- INPUT ROWS
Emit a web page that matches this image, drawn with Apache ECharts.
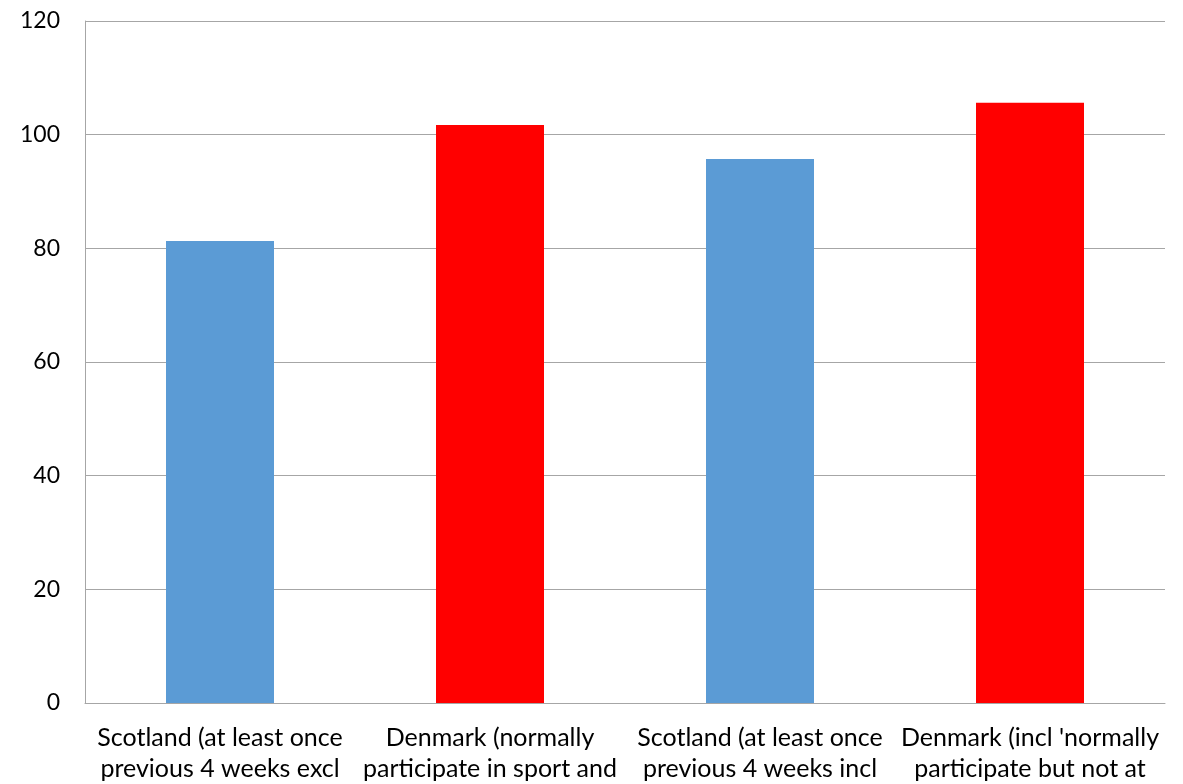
<!DOCTYPE html>
<html>
<head>
<meta charset="utf-8">
<script src="https://cdn.jsdelivr.net/npm/echarts@6/dist/echarts.min.js"></script>
<style>
  html, body { margin: 0; padding: 0; background: #ffffff; }
  #chart { width: 1183px; height: 784px; }
</style>
</head>
<body>
<div id="chart"></div>
<script>
// Participation measures, Scotland vs Denmark
const categories = [
  "Scotland (at least once\nprevious 4 weeks excl\nwalking)",
  "Denmark (normally\nparticipate in sport and\nexercise)",
  "Scotland (at least once\nprevious 4 weeks incl\nwalking)",
  "Denmark (incl 'normally\nparticipate but not at\npresent')"
];
const values = [81.3, 101.7, 95.7, 105.6];
const barColors = ["#5b9bd5", "#ff0000", "#5b9bd5", "#ff0000"];
const yTicks = { min: 0, max: 120, interval: 20 };

const chart = echarts.init(document.getElementById("chart"), null, { renderer: "canvas" });
const font = "Lato, 'Open Sans', sans-serif";

chart.setOption({
  animation: false,
  backgroundColor: "#ffffff",
  grid: { left: 85, right: 18, top: 21, bottom: 81, containLabel: false, outerBoundsMode: "none" },
  xAxis: {
    type: "category",
    data: categories,
    axisLine: { show: true, lineStyle: { color: "#a6a6a6", width: 1 } },
    axisTick: { show: false },
    axisLabel: {
      interval: 0,
      color: "#000000",
      fontFamily: font,
      fontSize: 25,
      lineHeight: 31,
      margin: 19
    }
  },
  yAxis: {
    type: "value",
    min: yTicks.min,
    max: yTicks.max,
    interval: yTicks.interval,
    axisLine: { show: true, lineStyle: { color: "#a6a6a6", width: 1 } },
    axisTick: { show: false },
    splitLine: { show: true, lineStyle: { color: "#a6a6a6", width: 1 } },
    axisLabel: {
      color: "#000000",
      fontFamily: font,
      fontSize: 23,
      margin: 25
    }
  },
  series: [{
    type: "bar",
    barWidth: "40%",
    data: values.map((v, i) => ({ value: v, itemStyle: { color: barColors[i] } }))
  }]
});
</script>
</body>
</html>
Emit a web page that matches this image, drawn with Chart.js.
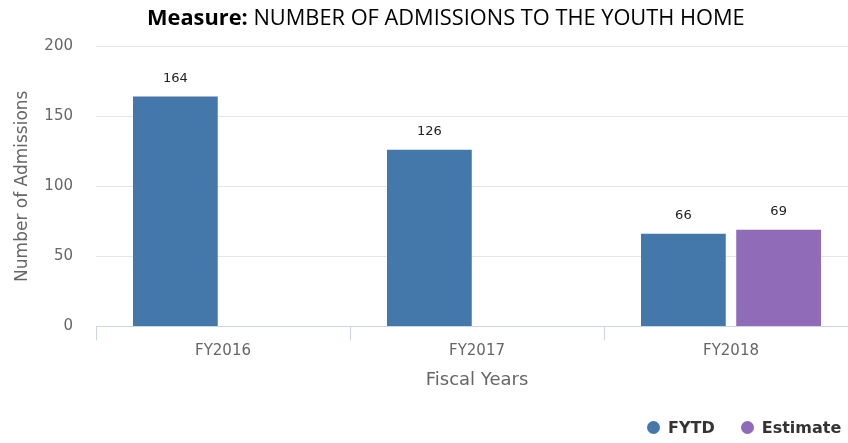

- AIM
Copy out the records above in full, exactly as written, but not the pictures.

- FULL RESPONSE
Emit a web page that matches this image, drawn with Apache ECharts.
<!DOCTYPE html>
<html>
<head>
<meta charset="utf-8">
<script src="https://cdn.jsdelivr.net/npm/echarts@6/dist/echarts.min.js"></script>
<style>
  html, body { margin: 0; padding: 0; background: #ffffff; }
  #chart { width: 1183px; height: 784px; }
</style>
</head>
<body>
<div id="chart"></div>
<script>
// Participation measures, Scotland vs Denmark
const categories = [
  "Scotland (at least once\nprevious 4 weeks excl\nwalking)",
  "Denmark (normally\nparticipate in sport and\nexercise)",
  "Scotland (at least once\nprevious 4 weeks incl\nwalking)",
  "Denmark (incl 'normally\nparticipate but not at\npresent')"
];
const values = [81.3, 101.7, 95.7, 105.6];
const barColors = ["#5b9bd5", "#ff0000", "#5b9bd5", "#ff0000"];
const yTicks = { min: 0, max: 120, interval: 20 };

const chart = echarts.init(document.getElementById("chart"), null, { renderer: "canvas" });
const font = "Lato, 'Open Sans', sans-serif";

chart.setOption({
  animation: false,
  backgroundColor: "#ffffff",
  grid: { left: 85, right: 18, top: 21, bottom: 81, containLabel: false, outerBoundsMode: "none" },
  xAxis: {
    type: "category",
    data: categories,
    axisLine: { show: true, lineStyle: { color: "#a6a6a6", width: 1 } },
    axisTick: { show: false },
    axisLabel: {
      interval: 0,
      color: "#000000",
      fontFamily: font,
      fontSize: 25,
      lineHeight: 31,
      margin: 19
    }
  },
  yAxis: {
    type: "value",
    min: yTicks.min,
    max: yTicks.max,
    interval: yTicks.interval,
    axisLine: { show: true, lineStyle: { color: "#a6a6a6", width: 1 } },
    axisTick: { show: false },
    splitLine: { show: true, lineStyle: { color: "#a6a6a6", width: 1 } },
    axisLabel: {
      color: "#000000",
      fontFamily: font,
      fontSize: 23,
      margin: 25
    }
  },
  series: [{
    type: "bar",
    barWidth: "40%",
    data: values.map((v, i) => ({ value: v, itemStyle: { color: barColors[i] } }))
  }]
});
</script>
</body>
</html>
Emit a web page that matches this image, drawn with Chart.js.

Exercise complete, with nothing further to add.